Task directions →
Copy out the data exactly, leaving the pictures behind.
Start Given information
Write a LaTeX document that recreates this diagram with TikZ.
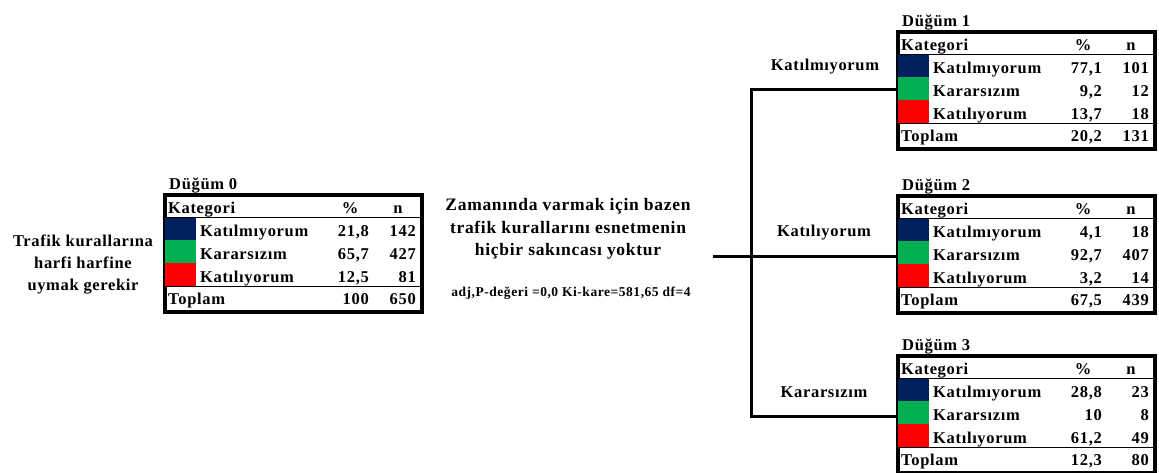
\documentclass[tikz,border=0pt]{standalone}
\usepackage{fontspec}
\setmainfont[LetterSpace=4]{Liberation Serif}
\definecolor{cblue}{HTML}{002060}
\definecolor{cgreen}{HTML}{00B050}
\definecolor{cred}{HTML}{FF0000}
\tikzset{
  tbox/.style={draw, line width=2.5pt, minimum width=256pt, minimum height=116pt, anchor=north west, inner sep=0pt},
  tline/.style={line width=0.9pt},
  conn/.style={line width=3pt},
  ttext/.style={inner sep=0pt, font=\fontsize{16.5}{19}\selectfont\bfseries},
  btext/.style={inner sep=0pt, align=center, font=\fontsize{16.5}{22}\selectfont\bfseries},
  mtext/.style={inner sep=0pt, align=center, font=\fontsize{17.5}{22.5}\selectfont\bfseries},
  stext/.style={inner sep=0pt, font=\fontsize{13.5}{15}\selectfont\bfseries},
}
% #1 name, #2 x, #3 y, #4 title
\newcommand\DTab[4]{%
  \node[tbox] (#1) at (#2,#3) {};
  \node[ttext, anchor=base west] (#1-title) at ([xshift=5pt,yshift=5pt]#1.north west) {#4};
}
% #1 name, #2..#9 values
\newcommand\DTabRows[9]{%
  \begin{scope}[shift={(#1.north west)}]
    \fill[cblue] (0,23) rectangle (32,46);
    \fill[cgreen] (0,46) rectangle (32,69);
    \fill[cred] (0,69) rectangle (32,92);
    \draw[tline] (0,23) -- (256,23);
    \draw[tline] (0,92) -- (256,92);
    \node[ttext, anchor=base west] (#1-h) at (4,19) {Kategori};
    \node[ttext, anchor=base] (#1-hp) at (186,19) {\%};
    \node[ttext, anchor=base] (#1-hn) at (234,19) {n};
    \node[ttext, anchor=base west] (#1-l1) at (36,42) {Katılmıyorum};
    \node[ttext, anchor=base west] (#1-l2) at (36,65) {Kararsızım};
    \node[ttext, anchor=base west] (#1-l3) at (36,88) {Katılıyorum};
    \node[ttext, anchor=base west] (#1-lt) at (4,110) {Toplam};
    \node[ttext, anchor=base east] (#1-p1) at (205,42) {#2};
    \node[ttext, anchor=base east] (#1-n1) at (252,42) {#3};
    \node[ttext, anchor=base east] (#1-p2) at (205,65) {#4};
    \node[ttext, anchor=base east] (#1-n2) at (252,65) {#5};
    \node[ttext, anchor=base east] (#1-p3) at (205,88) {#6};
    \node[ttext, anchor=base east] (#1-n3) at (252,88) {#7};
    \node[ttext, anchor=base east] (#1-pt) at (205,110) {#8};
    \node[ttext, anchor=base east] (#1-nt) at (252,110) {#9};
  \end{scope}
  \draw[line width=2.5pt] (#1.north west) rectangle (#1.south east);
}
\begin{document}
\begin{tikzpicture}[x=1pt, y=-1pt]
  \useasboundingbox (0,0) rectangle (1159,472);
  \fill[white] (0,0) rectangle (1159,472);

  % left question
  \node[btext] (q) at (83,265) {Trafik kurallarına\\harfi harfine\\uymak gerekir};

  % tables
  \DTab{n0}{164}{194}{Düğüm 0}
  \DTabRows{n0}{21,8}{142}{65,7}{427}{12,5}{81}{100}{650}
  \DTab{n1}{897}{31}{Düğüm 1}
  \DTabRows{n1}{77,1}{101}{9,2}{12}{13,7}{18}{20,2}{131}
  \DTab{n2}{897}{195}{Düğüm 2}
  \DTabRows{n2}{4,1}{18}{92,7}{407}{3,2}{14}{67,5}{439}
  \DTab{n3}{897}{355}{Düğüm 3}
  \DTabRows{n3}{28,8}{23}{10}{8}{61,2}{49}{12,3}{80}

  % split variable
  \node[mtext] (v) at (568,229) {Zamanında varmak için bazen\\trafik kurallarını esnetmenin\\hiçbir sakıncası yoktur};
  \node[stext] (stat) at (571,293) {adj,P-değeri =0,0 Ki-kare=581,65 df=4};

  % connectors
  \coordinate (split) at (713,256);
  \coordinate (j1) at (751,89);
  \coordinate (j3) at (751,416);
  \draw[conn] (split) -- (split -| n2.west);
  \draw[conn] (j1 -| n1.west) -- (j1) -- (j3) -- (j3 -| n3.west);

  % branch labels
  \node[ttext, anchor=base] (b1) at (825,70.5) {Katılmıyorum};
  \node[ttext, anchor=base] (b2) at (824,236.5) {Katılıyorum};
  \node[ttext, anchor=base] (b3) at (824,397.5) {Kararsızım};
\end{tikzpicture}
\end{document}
End Given information
Task solution →
Write a LaTeX document that recreates this diagram with TikZ.
\documentclass[tikz,border=0pt]{standalone}
\usepackage{fontspec}
\setmainfont[LetterSpace=4]{Liberation Serif}
\definecolor{cblue}{HTML}{002060}
\definecolor{cgreen}{HTML}{00B050}
\definecolor{cred}{HTML}{FF0000}
\tikzset{
  tbox/.style={draw, line width=2.5pt, minimum width=256pt, minimum height=116pt, anchor=north west, inner sep=0pt},
  tline/.style={line width=0.9pt},
  conn/.style={line width=3pt},
  ttext/.style={inner sep=0pt, font=\fontsize{16.5}{19}\selectfont\bfseries},
  btext/.style={inner sep=0pt, align=center, font=\fontsize{16.5}{22}\selectfont\bfseries},
  mtext/.style={inner sep=0pt, align=center, font=\fontsize{17.5}{22.5}\selectfont\bfseries},
  stext/.style={inner sep=0pt, font=\fontsize{13.5}{15}\selectfont\bfseries},
}
% #1 name, #2 x, #3 y, #4 title
\newcommand\DTab[4]{%
  \node[tbox] (#1) at (#2,#3) {};
  \node[ttext, anchor=base west] (#1-title) at ([xshift=5pt,yshift=5pt]#1.north west) {#4};
}
% #1 name, #2..#9 values
\newcommand\DTabRows[9]{%
  \begin{scope}[shift={(#1.north west)}]
    \fill[cblue] (0,23) rectangle (32,46);
    \fill[cgreen] (0,46) rectangle (32,69);
    \fill[cred] (0,69) rectangle (32,92);
    \draw[tline] (0,23) -- (256,23);
    \draw[tline] (0,92) -- (256,92);
    \node[ttext, anchor=base west] (#1-h) at (4,19) {Kategori};
    \node[ttext, anchor=base] (#1-hp) at (186,19) {\%};
    \node[ttext, anchor=base] (#1-hn) at (234,19) {n};
    \node[ttext, anchor=base west] (#1-l1) at (36,42) {Katılmıyorum};
    \node[ttext, anchor=base west] (#1-l2) at (36,65) {Kararsızım};
    \node[ttext, anchor=base west] (#1-l3) at (36,88) {Katılıyorum};
    \node[ttext, anchor=base west] (#1-lt) at (4,110) {Toplam};
    \node[ttext, anchor=base east] (#1-p1) at (205,42) {#2};
    \node[ttext, anchor=base east] (#1-n1) at (252,42) {#3};
    \node[ttext, anchor=base east] (#1-p2) at (205,65) {#4};
    \node[ttext, anchor=base east] (#1-n2) at (252,65) {#5};
    \node[ttext, anchor=base east] (#1-p3) at (205,88) {#6};
    \node[ttext, anchor=base east] (#1-n3) at (252,88) {#7};
    \node[ttext, anchor=base east] (#1-pt) at (205,110) {#8};
    \node[ttext, anchor=base east] (#1-nt) at (252,110) {#9};
  \end{scope}
  \draw[line width=2.5pt] (#1.north west) rectangle (#1.south east);
}
\begin{document}
\begin{tikzpicture}[x=1pt, y=-1pt]
  \useasboundingbox (0,0) rectangle (1159,472);
  \fill[white] (0,0) rectangle (1159,472);

  % left question
  \node[btext] (q) at (83,265) {Trafik kurallarına\\harfi harfine\\uymak gerekir};

  % tables
  \DTab{n0}{164}{194}{Düğüm 0}
  \DTabRows{n0}{21,8}{142}{65,7}{427}{12,5}{81}{100}{650}
  \DTab{n1}{897}{31}{Düğüm 1}
  \DTabRows{n1}{77,1}{101}{9,2}{12}{13,7}{18}{20,2}{131}
  \DTab{n2}{897}{195}{Düğüm 2}
  \DTabRows{n2}{4,1}{18}{92,7}{407}{3,2}{14}{67,5}{439}
  \DTab{n3}{897}{355}{Düğüm 3}
  \DTabRows{n3}{28,8}{23}{10}{8}{61,2}{49}{12,3}{80}

  % split variable
  \node[mtext] (v) at (568,229) {Zamanında varmak için bazen\\trafik kurallarını esnetmenin\\hiçbir sakıncası yoktur};
  \node[stext] (stat) at (571,293) {adj,P-değeri =0,0 Ki-kare=581,65 df=4};

  % connectors
  \coordinate (split) at (713,256);
  \coordinate (j1) at (751,89);
  \coordinate (j3) at (751,416);
  \draw[conn] (split) -- (split -| n2.west);
  \draw[conn] (j1 -| n1.west) -- (j1) -- (j3) -- (j3 -| n3.west);

  % branch labels
  \node[ttext, anchor=base] (b1) at (825,70.5) {Katılmıyorum};
  \node[ttext, anchor=base] (b2) at (824,236.5) {Katılıyorum};
  \node[ttext, anchor=base] (b3) at (824,397.5) {Kararsızım};
\end{tikzpicture}
\end{document}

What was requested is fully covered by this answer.